As used herein, the term “remedial treatment fluid” refers to fluids or slurries used downhole for remedial treatment of a well. Remedial treatments can include treatments designed to increase or maintain the production rate of a well, such as stimulation or clean-up treatments.
As used herein, the term “fluid” refers to liquids and gels, unless otherwise indicated.
As used herein, the term “acidizing fluid” refers to fluids or slurries used downhole during acidizing treatments. In one example, an acidizing fluid is used in a clean-up operation to remove material obstructing the flow of desired material, such as material formed during a perforation operation. In some examples, an acidizing fluid can be used for damage removal.
As used herein, the term “drilling fluid” refers to fluids, slurries, or muds used in drilling operations downhole, such as during the formation of the wellbore.
As used herein, the term “stimulation fluid” refers to fluids or slurries used downhole during stimulation activities of the well that can increase the production of a well, including perforation activities. In some examples, a stimulation fluid can include a fracturing fluid or an acidizing fluid.

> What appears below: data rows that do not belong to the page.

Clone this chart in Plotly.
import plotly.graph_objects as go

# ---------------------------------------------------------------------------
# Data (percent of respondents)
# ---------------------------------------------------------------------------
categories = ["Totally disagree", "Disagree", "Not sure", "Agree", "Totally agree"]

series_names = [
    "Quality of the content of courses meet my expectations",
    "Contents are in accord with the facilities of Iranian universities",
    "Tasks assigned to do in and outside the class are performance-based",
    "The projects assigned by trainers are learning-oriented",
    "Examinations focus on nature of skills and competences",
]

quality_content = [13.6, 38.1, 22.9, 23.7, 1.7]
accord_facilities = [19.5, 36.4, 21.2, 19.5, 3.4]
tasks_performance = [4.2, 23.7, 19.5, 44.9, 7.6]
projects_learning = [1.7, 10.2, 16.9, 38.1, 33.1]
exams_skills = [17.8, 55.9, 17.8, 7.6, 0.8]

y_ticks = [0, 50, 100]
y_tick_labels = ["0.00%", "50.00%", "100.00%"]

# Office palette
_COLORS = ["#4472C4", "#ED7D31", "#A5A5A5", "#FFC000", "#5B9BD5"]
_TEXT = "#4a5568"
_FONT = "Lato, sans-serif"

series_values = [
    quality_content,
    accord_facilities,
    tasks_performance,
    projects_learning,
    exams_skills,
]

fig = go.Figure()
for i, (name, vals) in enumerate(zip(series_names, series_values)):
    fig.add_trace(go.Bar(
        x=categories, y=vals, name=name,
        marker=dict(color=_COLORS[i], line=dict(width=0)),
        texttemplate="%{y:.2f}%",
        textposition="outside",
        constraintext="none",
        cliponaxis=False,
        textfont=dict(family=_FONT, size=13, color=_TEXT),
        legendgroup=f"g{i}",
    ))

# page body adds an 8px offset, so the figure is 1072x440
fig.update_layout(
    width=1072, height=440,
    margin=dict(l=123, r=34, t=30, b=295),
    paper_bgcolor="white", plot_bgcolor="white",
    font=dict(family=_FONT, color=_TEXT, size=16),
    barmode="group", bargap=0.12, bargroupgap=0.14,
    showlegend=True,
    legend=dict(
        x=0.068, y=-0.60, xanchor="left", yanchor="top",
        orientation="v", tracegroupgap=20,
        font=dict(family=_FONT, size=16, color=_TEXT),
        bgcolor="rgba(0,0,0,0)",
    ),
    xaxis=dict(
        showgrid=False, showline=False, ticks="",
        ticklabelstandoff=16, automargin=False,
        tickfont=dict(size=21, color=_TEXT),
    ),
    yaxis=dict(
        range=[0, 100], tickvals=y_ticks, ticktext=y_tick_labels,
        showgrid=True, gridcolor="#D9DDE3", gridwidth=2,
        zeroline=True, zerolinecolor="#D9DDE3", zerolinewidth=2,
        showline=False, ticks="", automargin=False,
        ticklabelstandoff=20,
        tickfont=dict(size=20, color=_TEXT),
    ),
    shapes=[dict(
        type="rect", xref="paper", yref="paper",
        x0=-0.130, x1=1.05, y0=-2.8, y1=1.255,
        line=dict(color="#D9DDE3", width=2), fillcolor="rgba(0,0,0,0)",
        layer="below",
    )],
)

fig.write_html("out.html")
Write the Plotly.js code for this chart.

As used herein, the term “clean-up fluid” refers to fluids or slurries used downhole during clean-up activities of the well, such as any treatment to remove material obstructing the flow of desired material from the subterranean formation. In one example, a clean-up fluid can be an acidification treatment to remove material formed by one or more perforation treatments. In another example, a clean-up fluid can be used to remove a filter cake.
As used herein, the term “fracturing fluid” refers to fluids or slurries used downhole during fracturing operations.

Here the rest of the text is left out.